:: Task to complete ::
Copy from the first line below down to and including the line with "-10, -9, -8, -7];". Skip the pictures.

:: Provided data ::
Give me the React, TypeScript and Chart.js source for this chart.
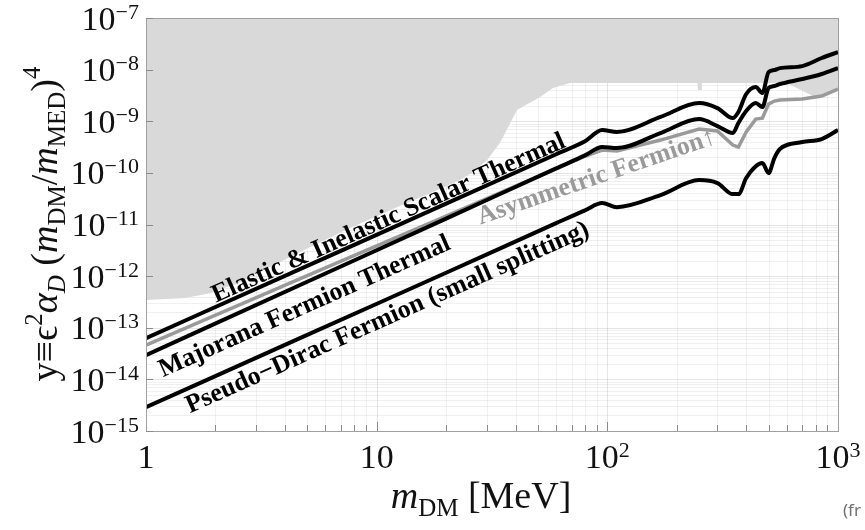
import React, { useEffect, useRef } from "react";
import { Chart, registerables } from "chart.js";

Chart.register(...registerables);

// Dark-matter mass grid (MeV) shared by the thermal-target curves
const massGrid = [1, 5, 20, 60, 80, 95, 110, 170, 250, 300, 350, 370, 400, 440, 470, 500, 530, 560, 700, 850, 1000];

// y = eps^2 alpha_D (m_DM/m_MED)^4 required for the relic abundance
const scalarThermal = [6.29e-14, 1.58e-12, 2.53e-11, 2.29e-10, 4.08e-10, 6.75e-10, 6.18e-10, 1.21e-9, 2.25e-9, 1.8e-9, 1.15e-9, 1.51e-9, 3.37e-9, 4.6e-9, 3.52e-9, 8.98e-9, 9.82e-9, 1.07e-8, 1.17e-8, 1.68e-8, 2.19e-8];
const majoranaThermal = [2.94e-14, 7.79e-13, 1.3e-11, 1.22e-10, 2.18e-10, 3.16e-10, 3.02e-10, 5.91e-10, 1.1e-9, 8.07e-10, 5.91e-10, 9.23e-10, 1.58e-9, 2.25e-9, 1.88e-9, 4.4e-9, 4.81e-9, 5.26e-9, 6.57e-9, 8.22e-9, 1.07e-8];
const asymmetricFermion = [4.6e-14, 1.02e-12, 1.45e-11, 1.21e-10, 2.1e-10, 2.77e-10, 2.65e-10, 4.32e-10, 7.06e-10, 6.46e-10, 3.46e-10, 3.16e-10, 6.18e-10, 1.1e-9, 1.15e-9, 2.15e-9, 2.46e-9, 2.58e-9, 2.69e-9, 3.08e-9, 4.21e-9];
const pseudoDirac = [2.89e-15, 7.29e-14, 1.16e-12, 1.06e-11, 1.88e-11, 2.6e-11, 2.17e-11, 3.71e-11, 7.25e-11, 6.34e-11, 3.88e-11, 3.88e-11, 7.93e-11, 1.35e-10, 1.55e-10, 9.91e-11, 1.94e-10, 2.89e-10, 3.95e-10, 4.52e-10, 6.75e-10];

// Lower edge of the excluded (shaded) region
const exclusionMass = [1, 1.476, 1.894, 2.556, 4.65, 7.66, 12.6, 18.8, 23.0, 26.2, 30.1, 34.2, 40.6, 51.1, 58.1, 68.9, 246, 247, 256, 257, 600, 778, 850, 1000];
const exclusionLimit = [3.43e-13, 3.75e-13, 4.68e-13, 7.65e-13, 2.92e-12, 8.52e-12, 2.27e-11, 4.85e-11, 7.25e-11, 1.04e-10, 1.77e-10, 3.78e-10, 1.65e-9, 2.94e-9, 4.4e-9, 5.5e-9, 5.5e-9, 4.03e-9, 4.03e-9, 5.5e-9, 5.5e-9, 3.08e-9, 3.08e-9, 4.21e-9];

// Axis ticks
const xMajorTicks = [1, 10, 100, 1000];
const xTickExponents = [0, 1, 2, 3];
const yTickExponents = [-15, -14, -13, -12, -11, -10, -9, -8, -7];

// Curve annotations: text, anchor (baseline start) in data units, rotation
const labelTexts = ["Elastic & Inelastic Scalar Thermal", "Majorana Fermion Thermal", "Pseudo\u2212Dirac Fermion (small splitting)", "Asymmetric Fermion\u2191"];
const labelMass = [2.01, 1.185, 1.551, 28.2];
const labelY = [3.04e-13, 1.1e-14, 2.21e-15, 1.0e-11];
const labelAngles = [-24, -24, -24, -19];
const labelColors = ["#000000", "#000000", "#000000", "#9a9a9a"];

const SERIF = '"Liberation Serif", "Times New Roman", serif';
const TICK = 34;
const TICK_SUP = 22;
const TITLE = 38;
const TITLE_SUB = 25;

type Run = { t: string; size: number; style?: string; dy?: number };

function fontOf(r: Run) {
  return `${r.style ?? ""} ${r.size}px ${SERIF}`.trim();
}

function runsWidth(ctx: CanvasRenderingContext2D, runs: Run[]) {
  let w = 0;
  for (const r of runs) {
    ctx.font = fontOf(r);
    w += ctx.measureText(r.t).width;
  }
  return w;
}

function drawRuns(ctx: CanvasRenderingContext2D, runs: Run[], x: number, y: number) {
  let cx = x;
  for (const r of runs) {
    ctx.font = fontOf(r);
    ctx.fillText(r.t, cx, y + (r.dy ?? 0));
    cx += ctx.measureText(r.t).width;
  }
}

function powerLabel(exp: number): Run[] {
  if (exp === 0) return [{ t: "1", size: TICK }];
  if (exp === 1) return [{ t: "10", size: TICK }];
  const e = exp < 0 ? "\u2212" + Math.abs(exp) : String(exp);
  return [
    { t: "10", size: TICK },
    { t: e, size: TICK_SUP, dy: -11 },
  ];
}

const decorations = {
  id: "decorations",
  beforeDatasetsDraw(chart: any) {
    const { ctx, chartArea: a, scales } = chart;
    const xs = scales.x;
    const ys = scales.y;
    ctx.save();
    ctx.lineWidth = 1;
    // faint log grid
    for (let k = 0; k < 3; k++) {
      for (let j = 1; j <= 9; j++) {
        const v = j * Math.pow(10, k);
        if (v <= 1) continue;
        const px = Math.round(xs.getPixelForValue(v)) + 0.5;
        ctx.strokeStyle = j === 1 ? "rgba(0,0,0,0.10)" : "rgba(0,0,0,0.06)";
        ctx.beginPath();
        ctx.moveTo(px, a.top);
        ctx.lineTo(px, a.bottom);
        ctx.stroke();
      }
    }
    for (let e = -15; e < -7; e++) {
      for (let j = 1; j <= 9; j++) {
        const v = j * Math.pow(10, e);
        if (e === -15 && j === 1) continue;
        const py = Math.round(ys.getPixelForValue(v)) + 0.5;
        ctx.strokeStyle = j === 1 ? "rgba(0,0,0,0.10)" : "rgba(0,0,0,0.06)";
        ctx.beginPath();
        ctx.moveTo(a.left, py);
        ctx.lineTo(a.right, py);
        ctx.stroke();
      }
    }
    ctx.restore();
  },
  afterDatasetsDraw(chart: any) {
    const { ctx, chartArea: a, scales } = chart;
    const xs = scales.x;
    const ys = scales.y;
    ctx.save();

    // frame
    ctx.strokeStyle = "#a0a0a0";
    ctx.lineWidth = 1;
    ctx.strokeRect(Math.round(a.left) + 0.5, Math.round(a.top) + 0.5, Math.round(a.right - a.left), Math.round(a.bottom - a.top));

    // inward ticks
    ctx.strokeStyle = "#8a8a8a";
    for (let k = 0; k < 3; k++) {
      for (let j = 1; j <= 9; j++) {
        const v = j * Math.pow(10, k);
        if (v <= 1) continue;
        const px = Math.round(xs.getPixelForValue(v)) + 0.5;
        const len = j === 1 ? 9 : 6;
        ctx.beginPath();
        ctx.moveTo(px, a.bottom);
        ctx.lineTo(px, a.bottom - len);
        ctx.stroke();
      }
    }
    for (const e of yTickExponents) {
      const py = Math.round(ys.getPixelForValue(Math.pow(10, e))) + 0.5;
      ctx.beginPath();
      ctx.moveTo(a.left, py);
      ctx.lineTo(a.left + 7, py);
      ctx.stroke();
    }

    // tick labels
    ctx.fillStyle = "#111";
    ctx.textAlign = "left";
    ctx.textBaseline = "alphabetic";
    for (const e of yTickExponents) {
      const runs = powerLabel(e);
      const w = runsWidth(ctx, runs);
      const py = ys.getPixelForValue(Math.pow(10, e));
      drawRuns(ctx, runs, a.left - 7 - w, py + 11.5);
    }
    xMajorTicks.forEach((v, i) => {
      const runs = powerLabel(xTickExponents[i]);
      const w = runsWidth(ctx, runs);
      const px = xs.getPixelForValue(v);
      drawRuns(ctx, runs, px - w / 2, a.bottom + 37);
    });

    // curve annotations
    labelTexts.forEach((text, i) => {
      const px = xs.getPixelForValue(labelMass[i]);
      const py = ys.getPixelForValue(labelY[i]);
      ctx.save();
      ctx.translate(px, py);
      ctx.rotate((labelAngles[i] * Math.PI) / 180);
      ctx.font = `bold 26px ${SERIF}`;
      ctx.fillStyle = labelColors[i];
      ctx.fillText(text, 0, 0);
      ctx.restore();
    });

    // x-axis title
    ctx.fillStyle = "#111";
    const xTitle: Run[] = [
      { t: "m", size: TITLE, style: "italic" },
      { t: "DM", size: TITLE_SUB, dy: 8 },
      { t: " [MeV]", size: TITLE },
    ];
    const xw = runsWidth(ctx, xTitle);
    drawRuns(ctx, xTitle, 481 - xw / 2, 508);

    // y-axis title (rotated)
    const yTitle: Run[] = [
      { t: "y\u2261\u03F5", size: TITLE },
      { t: "2", size: TITLE_SUB, dy: -15 },
      { t: "\u03B1", size: TITLE, style: "italic" },
      { t: "D", size: TITLE_SUB, style: "italic", dy: 8 },
      { t: " (", size: TITLE },
      { t: "m", size: TITLE, style: "italic" },
      { t: "DM", size: TITLE_SUB, dy: 8 },
      { t: "/", size: TITLE },
      { t: "m", size: TITLE, style: "italic" },
      { t: "MED", size: TITLE_SUB, dy: 8 },
      { t: ")", size: TITLE },
      { t: "4", size: TITLE_SUB, dy: -17 },
    ];
    const yw = runsWidth(ctx, yTitle);
    ctx.save();
    ctx.translate(57, 224);
    ctx.rotate(-Math.PI / 2);
    drawRuns(ctx, yTitle, -yw / 2, 0);
    ctx.restore();

    // source note at the lower right edge
    ctx.font = '17px "Noto Sans", "Open Sans", sans-serif';
    ctx.fillStyle = "#707070";
    ctx.fillText("(fr", 843, 516);

    ctx.restore();
  },
};

export default function App() {
  const canvasRef = useRef<HTMLCanvasElement | null>(null);

  useEffect(() => {
    const canvas = canvasRef.current;
    if (!canvas) return;
    const pts = (ys: number[]) => massGrid.map((m, i) => ({ x: m, y: ys[i] }));
    const chart = new Chart(canvas, {
      type: "line",
      data: {
        datasets: [
          {
            label: "Excluded",
            data: exclusionMass.map((m, i) => ({ x: m, y: exclusionLimit[i] })),
            borderColor: "rgba(0,0,0,0)",
            borderWidth: 0,
            backgroundColor: "#d9d9d9",
            fill: "end",
            pointRadius: 0,
            tension: 0,
            order: 5,
          },
          {
            label: "Asymmetric Fermion",
            data: pts(asymmetricFermion),
            borderColor: "#9a9a9a",
            borderWidth: 3.5,
            pointRadius: 0,
            tension: 0,
            fill: false,
            order: 3,
          },
          {
            label: "Pseudo-Dirac Fermion (small splitting)",
            data: pts(pseudoDirac),
            borderColor: "#000",
            borderWidth: 4,
            pointRadius: 0,
            cubicInterpolationMode: "monotone",
            fill: false,
            order: 2,
          },
          {
            label: "Majorana Fermion Thermal",
            data: pts(majoranaThermal),
            borderColor: "#000",
            borderWidth: 4,
            pointRadius: 0,
            cubicInterpolationMode: "monotone",
            fill: false,
            order: 1,
          },
          {
            label: "Elastic & Inelastic Scalar Thermal",
            data: pts(scalarThermal),
            borderColor: "#000",
            borderWidth: 4,
            pointRadius: 0,
            cubicInterpolationMode: "monotone",
            fill: false,
            order: 0,
          },
        ],
      },
      options: {
        responsive: false,
        animation: false,
        devicePixelRatio: 1,
        layout: { padding: { left: 146, right: 27, top: 18, bottom: 99 } },
        scales: {
          x: { type: "logarithmic", min: 1, max: 1000, display: false },
          y: { type: "logarithmic", min: 1e-15, max: 1e-7, display: false },
        },
        plugins: {
          legend: { display: false },
          tooltip: { enabled: false },
        },
      },
      plugins: [decorations],
    });
    return () => chart.destroy();
  }, []);

  return (
    <div style={{ position: "absolute", left: 0, top: 0, width: 865, height: 530, background: "#fff" }}>
      <canvas ref={canvasRef} width={865} height={530} style={{ display: "block" }} />
    </div>
  );
}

:: Exercise answer ::
Give me the React, TypeScript and Chart.js source for this chart.
import React, { useEffect, useRef } from "react";
import { Chart, registerables } from "chart.js";

Chart.register(...registerables);

// Dark-matter mass grid (MeV) shared by the thermal-target curves
const massGrid = [1, 5, 20, 60, 80, 95, 110, 170, 250, 300, 350, 370, 400, 440, 470, 500, 530, 560, 700, 850, 1000];

// y = eps^2 alpha_D (m_DM/m_MED)^4 required for the relic abundance
const scalarThermal = [6.29e-14, 1.58e-12, 2.53e-11, 2.29e-10, 4.08e-10, 6.75e-10, 6.18e-10, 1.21e-9, 2.25e-9, 1.8e-9, 1.15e-9, 1.51e-9, 3.37e-9, 4.6e-9, 3.52e-9, 8.98e-9, 9.82e-9, 1.07e-8, 1.17e-8, 1.68e-8, 2.19e-8];
const majoranaThermal = [2.94e-14, 7.79e-13, 1.3e-11, 1.22e-10, 2.18e-10, 3.16e-10, 3.02e-10, 5.91e-10, 1.1e-9, 8.07e-10, 5.91e-10, 9.23e-10, 1.58e-9, 2.25e-9, 1.88e-9, 4.4e-9, 4.81e-9, 5.26e-9, 6.57e-9, 8.22e-9, 1.07e-8];
const asymmetricFermion = [4.6e-14, 1.02e-12, 1.45e-11, 1.21e-10, 2.1e-10, 2.77e-10, 2.65e-10, 4.32e-10, 7.06e-10, 6.46e-10, 3.46e-10, 3.16e-10, 6.18e-10, 1.1e-9, 1.15e-9, 2.15e-9, 2.46e-9, 2.58e-9, 2.69e-9, 3.08e-9, 4.21e-9];
const pseudoDirac = [2.89e-15, 7.29e-14, 1.16e-12, 1.06e-11, 1.88e-11, 2.6e-11, 2.17e-11, 3.71e-11, 7.25e-11, 6.34e-11, 3.88e-11, 3.88e-11, 7.93e-11, 1.35e-10, 1.55e-10, 9.91e-11, 1.94e-10, 2.89e-10, 3.95e-10, 4.52e-10, 6.75e-10];

// Lower edge of the excluded (shaded) region
const exclusionMass = [1, 1.476, 1.894, 2.556, 4.65, 7.66, 12.6, 18.8, 23.0, 26.2, 30.1, 34.2, 40.6, 51.1, 58.1, 68.9, 246, 247, 256, 257, 600, 778, 850, 1000];
const exclusionLimit = [3.43e-13, 3.75e-13, 4.68e-13, 7.65e-13, 2.92e-12, 8.52e-12, 2.27e-11, 4.85e-11, 7.25e-11, 1.04e-10, 1.77e-10, 3.78e-10, 1.65e-9, 2.94e-9, 4.4e-9, 5.5e-9, 5.5e-9, 4.03e-9, 4.03e-9, 5.5e-9, 5.5e-9, 3.08e-9, 3.08e-9, 4.21e-9];

// Axis ticks
const xMajorTicks = [1, 10, 100, 1000];
const xTickExponents = [0, 1, 2, 3];
const yTickExponents = [-15, -14, -13, -12, -11, -10, -9, -8, -7];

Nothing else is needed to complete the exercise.